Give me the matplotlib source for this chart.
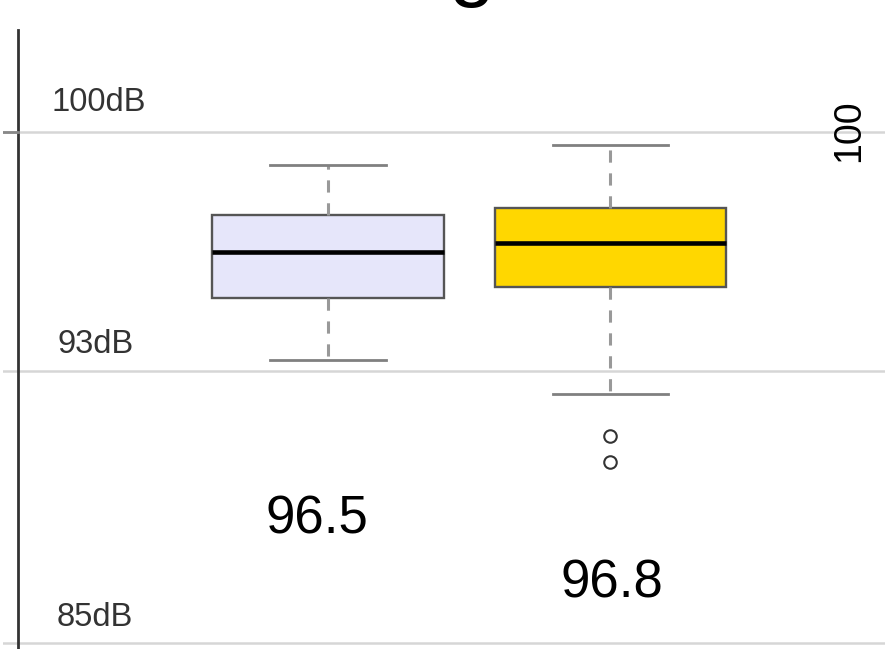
import matplotlib
matplotlib.use("Agg")
import matplotlib.pyplot as plt

# box statistics (dB)
groups = ["A", "B"]
medians = [96.48, 96.74]
q1 = [95.13, 95.45]
q3 = [97.56, 97.77]
whis_lo = [93.31, 92.31]
whis_hi = [99.03, 99.62]
outliers = [[], [91.08, 90.31]]
fills = ["#E6E6FA", "#FFD700"]
value_labels = ["96.5", "96.8"]
grid_levels = [100, 93, 85]
level_labels = ["100dB", "93dB", "85dB"]

plt.rcParams['font.family'] = ['Liberation Sans', 'DejaVu Sans']

fig = plt.figure(figsize=(8.85, 6.49), dpi=100)
ax = fig.add_axes([3 / 885, 0, 882 / 885, 1])
for s in ax.spines.values():
    s.set_visible(False)

# light horizontal grid
for lv in grid_levels:
    ax.axhline(lv, color="#d6d6d6", lw=1.8, zorder=0)

stats = []
for i in range(len(groups)):
    stats.append(dict(med=medians[i], q1=q1[i], q3=q3[i],
                      whislo=whis_lo[i], whishi=whis_hi[i], fliers=outliers[i]))

bp = ax.bxp(stats, positions=[1, 2], widths=0.818, patch_artist=True,
            boxprops=dict(edgecolor="#555555", linewidth=1.7),
            medianprops=dict(color="black", linewidth=3.3),
            whiskerprops=dict(color="#999999", linewidth=2.2, linestyle=(0, (4, 3.5))),
            capprops=dict(color="#808080", linewidth=2.0),
            capwidths=0.41,
            flierprops=dict(marker="o", markersize=9, markerfacecolor="none",
                            markeredgecolor="#333333", markeredgewidth=1.5))
for patch, c in zip(bp["boxes"], fills):
    patch.set_facecolor(c)
ax.set_xlim(-0.1504, 2.9717)
ax.set_ylim(84.83, 103.87)
ax.set_xticks([])
ax.set_yticks([])

# left axis line with one tick at 100
ax.plot([-0.0973, -0.0973], [84.83, 102.99], color="#333333", lw=2.0, clip_on=False)
ax.plot([-0.1504, -0.0973], [100, 100], color="#888888", lw=2)

label_x = [0.023, 0.041, 0.041]
label_y = [100.85, 93.75, 85.76]
for lab, xs, ys in zip(level_labels, label_x, label_y):
    ax.text(xs, ys, lab, fontsize=23.5, color="#333333", ha="left", va="center")

ax.text(0.961, 88.64, value_labels[0], fontsize=38, ha="center", va="center")
ax.text(2.005, 86.76, value_labels[1], fontsize=38, ha="center", va="center")
ax.text(2.844, 100.03, "100", fontsize=27, rotation=90, ha="center", va="center")

# title mostly cut off above the picture
fig.text(472 / 885, 1.0 + 9 / 649, "g", fontsize=60, ha="center", va="baseline")

fig.savefig("out.png", dpi=100)
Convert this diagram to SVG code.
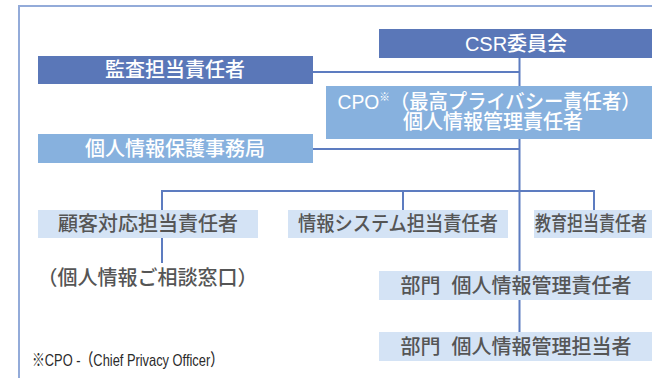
<svg xmlns="http://www.w3.org/2000/svg" width="652" height="378" viewBox="0 0 652 378">
<style>
.dark{fill:#5a77b8}
.mid{fill:#87b1de}
.light{fill:#d4e3f5}
text{font-family:"Liberation Sans","Noto Sans CJK JP",sans-serif;font-weight:500}
.w{fill:#ffffff;font-size:20px;text-anchor:middle;dominant-baseline:central}
.g{fill:#555555;font-size:20px;text-anchor:middle;dominant-baseline:central}
.con{stroke:#5d7cc0;stroke-width:2;fill:none}
</style>
<rect x="19" y="6" width="660" height="400" fill="none" stroke="#93abd9" stroke-width="2"/>
<g id="connectors">
<path class="con" d="M519.5 58V271M313 72H519.5M313 149H519.5M162 210V191H594V210M403 191V210M162 238V263M519.5 300V332"/>
</g>
<g id="csr">
<rect class="dark" x="379" y="29" width="273" height="29"/>
<text class="w" x="516" y="44">CSR委員会</text>
</g>
<g id="audit">
<rect class="dark" x="38" y="56" width="275" height="28"/>
<text class="w" x="175" y="70">監査担当責任者</text>
</g>
<g id="cpo">
<rect class="mid" x="326" y="86" width="326" height="53"/>
<text class="w" x="489" y="102" textLength="303" lengthAdjust="spacingAndGlyphs">CPO<tspan font-size="11" dy="-5">※</tspan><tspan dy="5">（最高プライバシー責任者）</tspan></text>
<text class="w" x="493" y="122">個人情報管理責任者</text>
</g>
<g id="office">
<rect class="mid" x="38" y="134" width="275" height="29"/>
<text class="w" x="175" y="148.5">個人情報保護事務局</text>
</g>
<g id="customer">
<rect class="light" x="38" y="210" width="220" height="28"/>
<text class="g" x="148" y="224">顧客対応担当責任者</text>
</g>
<g id="system">
<rect class="light" x="288" y="210" width="220" height="28"/>
<text class="g" x="398" y="224" font-size="19" textLength="200" lengthAdjust="spacingAndGlyphs">情報システム担当責任者</text>
</g>
<g id="education">
<rect class="light" x="534" y="210" width="118" height="28"/>
<text class="g" transform="translate(591 224) scale(0.8 1)" x="0" y="0" font-size="18">教育担当責任者</text>
</g>
<g id="consult">
<text class="g" x="147.5" y="278">（個人情報ご相談窓口）</text>
</g>
<g id="dept-manager">
<rect class="light" x="379" y="271" width="273" height="29"/>
<text class="g" x="516" y="285.5">部門<tspan dx="11">個人情報管理責任者</tspan></text>
</g>
<g id="dept-staff">
<rect class="light" x="379" y="332" width="273" height="29"/>
<text class="g" x="516" y="346.5">部門<tspan dx="11">個人情報管理担当者</tspan></text>
</g>
<text x="32" y="366" font-size="17" fill="#2a2a2a" textLength="191" lengthAdjust="spacingAndGlyphs">※CPO -（Chief Privacy Officer）</text>
</svg>
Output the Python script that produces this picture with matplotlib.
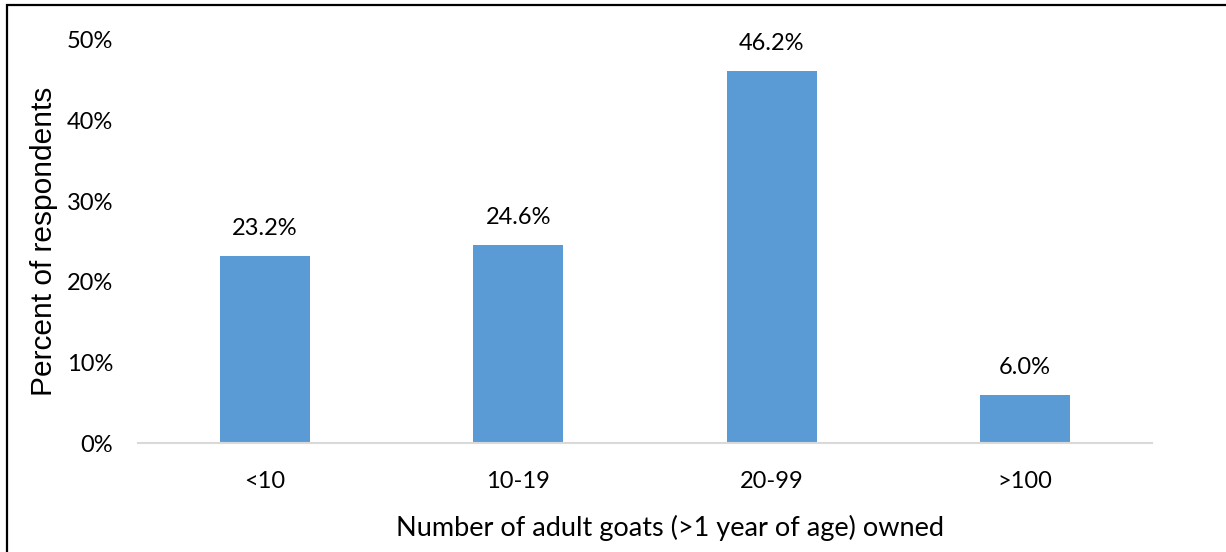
import matplotlib.pyplot as plt
from matplotlib.patches import Rectangle

categories = ['<10', '10-19', '20-99', '>100']
percents = [23.2, 24.6, 46.2, 6.0]
yticks = [0, 10, 20, 30, 40, 50]

fig = plt.figure(figsize=[12.26, 5.52], dpi=100)
ax = fig.add_axes([138 / 1226, 1 - 443 / 552, 1014 / 1226, 403 / 552 * 1.0])

x = range(len(categories))
ax.bar(x, percents, width=0.355, color='#5B9BD5', zorder=2)
for xi, v in zip(x, percents):
    ax.text(xi, v + 2.1, '%.1f%%' % v, ha='center', va='bottom',
            fontsize=17, family='Lato', color='#000000')

ax.set_xlim(-0.5, 3.5)
ax.set_ylim(0, 50)
ax.set_yticks(yticks)
ax.set_yticklabels(['%d%%' % t for t in yticks], family='Lato', fontsize=17)
ax.set_xticks(list(x))
ax.set_xticklabels(categories, family='Lato', fontsize=17)
ax.tick_params(length=0)
ax.tick_params(axis='x', pad=20)
ax.tick_params(axis='y', pad=18)
for s in ['top', 'right', 'left']:
    ax.spines[s].set_visible(False)
ax.spines['bottom'].set_color('#D9D9D9')
ax.spines['bottom'].set_linewidth(1.5)

ax.set_xlabel('Number of adult goats (>1 year of age) owned', family='Lato',
              fontsize=19.5, labelpad=17, x=0.525)
ax.set_ylabel('Percent of respondents', family='Liberation Sans', fontsize=21.5,
              labelpad=6)

# frame around the figure (top and left edges visible)
fig.patches.append(Rectangle((6.5 / 1226, -0.1), 1.2, 1.1 - 5 / 552,
                             transform=fig.transFigure, fill=False,
                             edgecolor='black', linewidth=1.6))

fig.savefig('out.png', dpi=100)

────────────────────

### WHAT THIS TASK INVOLVES
Restate each line of the records exactly; pictures do not belong in the copy.

### RESPONSE TO THE TASK
Give me the matplotlib source for this chart.
import matplotlib
matplotlib.use("Agg")
import matplotlib.pyplot as plt

# box statistics (dB)
groups = ["A", "B"]
medians = [96.48, 96.74]
q1 = [95.13, 95.45]
q3 = [97.56, 97.77]
whis_lo = [93.31, 92.31]
whis_hi = [99.03, 99.62]
outliers = [[], [91.08, 90.31]]
fills = ["#E6E6FA", "#FFD700"]
value_labels = ["96.5", "96.8"]
grid_levels = [100, 93, 85]
level_labels = ["100dB", "93dB", "85dB"]

plt.rcParams['font.family'] = ['Liberation Sans', 'DejaVu Sans']

fig = plt.figure(figsize=(8.85, 6.49), dpi=100)
ax = fig.add_axes([3 / 885, 0, 882 / 885, 1])
for s in ax.spines.values():
    s.set_visible(False)

# light horizontal grid
for lv in grid_levels:
    ax.axhline(lv, color="#d6d6d6", lw=1.8, zorder=0)

stats = []
for i in range(len(groups)):
    stats.append(dict(med=medians[i], q1=q1[i], q3=q3[i],
                      whislo=whis_lo[i], whishi=whis_hi[i], fliers=outliers[i]))

bp = ax.bxp(stats, positions=[1, 2], widths=0.818, patch_artist=True,
            boxprops=dict(edgecolor="#555555", linewidth=1.7),
            medianprops=dict(color="black", linewidth=3.3),
            whiskerprops=dict(color="#999999", linewidth=2.2, linestyle=(0, (4, 3.5))),
            capprops=dict(color="#808080", linewidth=2.0),
            capwidths=0.41,
            flierprops=dict(marker="o", markersize=9, markerfacecolor="none",
                            markeredgecolor="#333333", markeredgewidth=1.5))
for patch, c in zip(bp["boxes"], fills):
    patch.set_facecolor(c)
ax.set_xlim(-0.1504, 2.9717)
ax.set_ylim(84.83, 103.87)
ax.set_xticks([])
ax.set_yticks([])

# left axis line with one tick at 100
ax.plot([-0.0973, -0.0973], [84.83, 102.99], color="#333333", lw=2.0, clip_on=False)
ax.plot([-0.1504, -0.0973], [100, 100], color="#888888", lw=2)

label_x = [0.023, 0.041, 0.041]
label_y = [100.85, 93.75, 85.76]
for lab, xs, ys in zip(level_labels, label_x, label_y):
    ax.text(xs, ys, lab, fontsize=23.5, color="#333333", ha="left", va="center")

ax.text(0.961, 88.64, value_labels[0], fontsize=38, ha="center", va="center")
ax.text(2.005, 86.76, value_labels[1], fontsize=38, ha="center", va="center")
ax.text(2.844, 100.03, "100", fontsize=27, rotation=90, ha="center", va="center")

# title mostly cut off above the picture
fig.text(472 / 885, 1.0 + 9 / 649, "g", fontsize=60, ha="center", va="baseline")

fig.savefig("out.png", dpi=100)
Convert this diagram to SVG code.
<svg xmlns="http://www.w3.org/2000/svg" width="652" height="378" viewBox="0 0 652 378">
<style>
.dark{fill:#5a77b8}
.mid{fill:#87b1de}
.light{fill:#d4e3f5}
text{font-family:"Liberation Sans","Noto Sans CJK JP",sans-serif;font-weight:500}
.w{fill:#ffffff;font-size:20px;text-anchor:middle;dominant-baseline:central}
.g{fill:#555555;font-size:20px;text-anchor:middle;dominant-baseline:central}
.con{stroke:#5d7cc0;stroke-width:2;fill:none}
</style>
<rect x="19" y="6" width="660" height="400" fill="none" stroke="#93abd9" stroke-width="2"/>
<g id="connectors">
<path class="con" d="M519.5 58V271M313 72H519.5M313 149H519.5M162 210V191H594V210M403 191V210M162 238V263M519.5 300V332"/>
</g>
<g id="csr">
<rect class="dark" x="379" y="29" width="273" height="29"/>
<text class="w" x="516" y="44">CSR委員会</text>
</g>
<g id="audit">
<rect class="dark" x="38" y="56" width="275" height="28"/>
<text class="w" x="175" y="70">監査担当責任者</text>
</g>
<g id="cpo">
<rect class="mid" x="326" y="86" width="326" height="53"/>
<text class="w" x="489" y="102" textLength="303" lengthAdjust="spacingAndGlyphs">CPO<tspan font-size="11" dy="-5">※</tspan><tspan dy="5">（最高プライバシー責任者）</tspan></text>
<text class="w" x="493" y="122">個人情報管理責任者</text>
</g>
<g id="office">
<rect class="mid" x="38" y="134" width="275" height="29"/>
<text class="w" x="175" y="148.5">個人情報保護事務局</text>
</g>
<g id="customer">
<rect class="light" x="38" y="210" width="220" height="28"/>
<text class="g" x="148" y="224">顧客対応担当責任者</text>
</g>
<g id="system">
<rect class="light" x="288" y="210" width="220" height="28"/>
<text class="g" x="398" y="224" font-size="19" textLength="200" lengthAdjust="spacingAndGlyphs">情報システム担当責任者</text>
</g>
<g id="education">
<rect class="light" x="534" y="210" width="118" height="28"/>
<text class="g" transform="translate(591 224) scale(0.8 1)" x="0" y="0" font-size="18">教育担当責任者</text>
</g>
<g id="consult">
<text class="g" x="147.5" y="278">（個人情報ご相談窓口）</text>
</g>
<g id="dept-manager">
<rect class="light" x="379" y="271" width="273" height="29"/>
<text class="g" x="516" y="285.5">部門<tspan dx="11">個人情報管理責任者</tspan></text>
</g>
<g id="dept-staff">
<rect class="light" x="379" y="332" width="273" height="29"/>
<text class="g" x="516" y="346.5">部門<tspan dx="11">個人情報管理担当者</tspan></text>
</g>
<text x="32" y="366" font-size="17" fill="#2a2a2a" textLength="191" lengthAdjust="spacingAndGlyphs">※CPO -（Chief Privacy Officer）</text>
</svg>
Output the Python script that produces this picture with matplotlib.
import matplotlib.pyplot as plt
from matplotlib.patches import Rectangle

categories = ['<10', '10-19', '20-99', '>100']
percents = [23.2, 24.6, 46.2, 6.0]
yticks = [0, 10, 20, 30, 40, 50]

fig = plt.figure(figsize=[12.26, 5.52], dpi=100)
ax = fig.add_axes([138 / 1226, 1 - 443 / 552, 1014 / 1226, 403 / 552 * 1.0])

x = range(len(categories))
ax.bar(x, percents, width=0.355, color='#5B9BD5', zorder=2)
for xi, v in zip(x, percents):
    ax.text(xi, v + 2.1, '%.1f%%' % v, ha='center', va='bottom',
            fontsize=17, family='Lato', color='#000000')

ax.set_xlim(-0.5, 3.5)
ax.set_ylim(0, 50)
ax.set_yticks(yticks)
ax.set_yticklabels(['%d%%' % t for t in yticks], family='Lato', fontsize=17)
ax.set_xticks(list(x))
ax.set_xticklabels(categories, family='Lato', fontsize=17)
ax.tick_params(length=0)
ax.tick_params(axis='x', pad=20)
ax.tick_params(axis='y', pad=18)
for s in ['top', 'right', 'left']:
    ax.spines[s].set_visible(False)
ax.spines['bottom'].set_color('#D9D9D9')
ax.spines['bottom'].set_linewidth(1.5)

ax.set_xlabel('Number of adult goats (>1 year of age) owned', family='Lato',
              fontsize=19.5, labelpad=17, x=0.525)
ax.set_ylabel('Percent of respondents', family='Liberation Sans', fontsize=21.5,
              labelpad=6)

# frame around the figure (top and left edges visible)
fig.patches.append(Rectangle((6.5 / 1226, -0.1), 1.2, 1.1 - 5 / 552,
                             transform=fig.transFigure, fill=False,
                             edgecolor='black', linewidth=1.6))

fig.savefig('out.png', dpi=100)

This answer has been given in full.